De wetswijzigingen hebben twee doelstellingen: enerzijds de opzeggingstermijn bij ontslag door de werknemer beperken tot 13 weken, en anderzijds de specifieke bepalingen voor de “hogere” bedienden, die in strijd zouden zijn met het gelijkheidsbeginsel, afschaffen.

De wet werd vandaag gepubliceerd in het Belgisch Staatsblad.
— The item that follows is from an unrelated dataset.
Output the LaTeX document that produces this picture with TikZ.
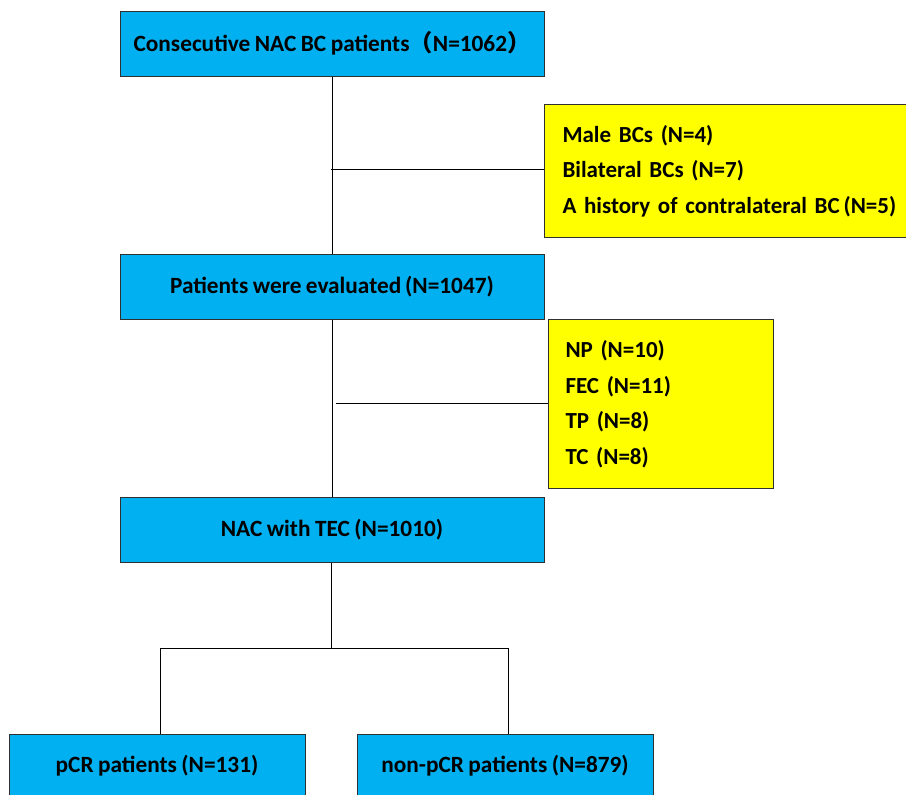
\documentclass[tikz,border=0pt]{standalone}
\usepackage{fontspec}
\setmainfont{Carlito}[WordSpace=0.85]
\newfontfamily\cjk{Noto Sans CJK SC}
\definecolor{boxblue}{HTML}{00B0F0}
\definecolor{boxyellow}{HTML}{FFFF00}
\definecolor{edge}{HTML}{303030}
\begin{document}
\begin{tikzpicture}[x=1pt,y=-1pt,
  bluebox/.style={draw=edge, fill=boxblue, line width=1pt, inner sep=0pt,
    minimum height=65, font=\fontsize{23.3}{28}\selectfont\bfseries},
  yellowbox/.style={draw=edge, fill=boxyellow, line width=1pt, anchor=north west,
    align=left, inner ysep=0pt, font=\fontsize{23}{35.5}\selectfont\bfseries},
  conn/.style={draw=black, line width=1pt}]
\clip (0,0) rectangle (906,795);
\fill[white] (0,0) rectangle (906,795);
\node[bluebox, minimum width=424] (top) at (332,43.5) {Consecutive NAC BC patients{\cjk （}N=1062{\cjk ）}};
\node[bluebox, minimum width=424] (ev) at (332,286.5) {Patients were evaluated\,(N=1047)};
\node[bluebox, minimum width=424] (tec) at (332,529.5) {NAC with TEC (N=1010)};
\node[bluebox, minimum width=296, minimum height=64] (pcr) at (157,766) {pCR patients (N=131)};
\node[bluebox, minimum width=296, minimum height=64] (npcr) at (505,766) {non-pCR patients (N=879)};
\node[yellowbox, text width=345, inner xsep=18, minimum height=133] (ex1) at (544,104)
  {Male BCs (N=4)\\Bilateral BCs (N=7)\\A history of contralateral BC\,(N=5)};
\node[yellowbox, text width=191, inner xsep=17, minimum height=169] (ex2) at (548,319)
  {NP (N=10)\\FEC (N=11)\\TP (N=8)\\TC (N=8)};
\coordinate (j0) at (332,169);
\coordinate (j1) at (331,169);
\coordinate (j2) at (336,403);
\coordinate (split) at (331,648);
\coordinate (sl) at (160,648);
\coordinate (sr) at (508,648);
\draw[conn] (top.south -| j0) -- (ev.north -| j0);
\draw[conn] (ev.south -| j0) -- (tec.north -| j0);
\draw[conn] (j1) -- (j1 -| ex1.west);
\draw[conn] (j2) -- (j2 -| ex2.west);
\draw[conn] (tec.south -| split) -- (split);
\draw[conn] (sl) -- (sr);
\draw[conn] (sl) -- (sl |- pcr.north);
\draw[conn] (sr) -- (sr |- npcr.north);
\end{tikzpicture}
\end{document}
De wet zal echter pas in werking treden zes maanden na de publicatie in het Belgisch Staatsblad, namelijk op 28 oktober 2023. Bovendien is uitdrukkelijk bepaald dat de opzeggingen die betekend zijn vóór de inwerkingtreding van de wet, al hun gevolgen zullen blijven behouden.

Aandachtspunt

Het is raadzaam om – zodra de wet effectief in werking getreden is – de berekening van de opzeggingstermijn die de werknemer moet respecteren in het geval hij/zij de arbeidsovereenkomst zelf beëindigt, na te kijken. Er zullen immers vanaf dat ogenblik nieuwe regels gelden, waarbij niet langer toepassing wordt gemaakt van de “dubbele fotoregeling”.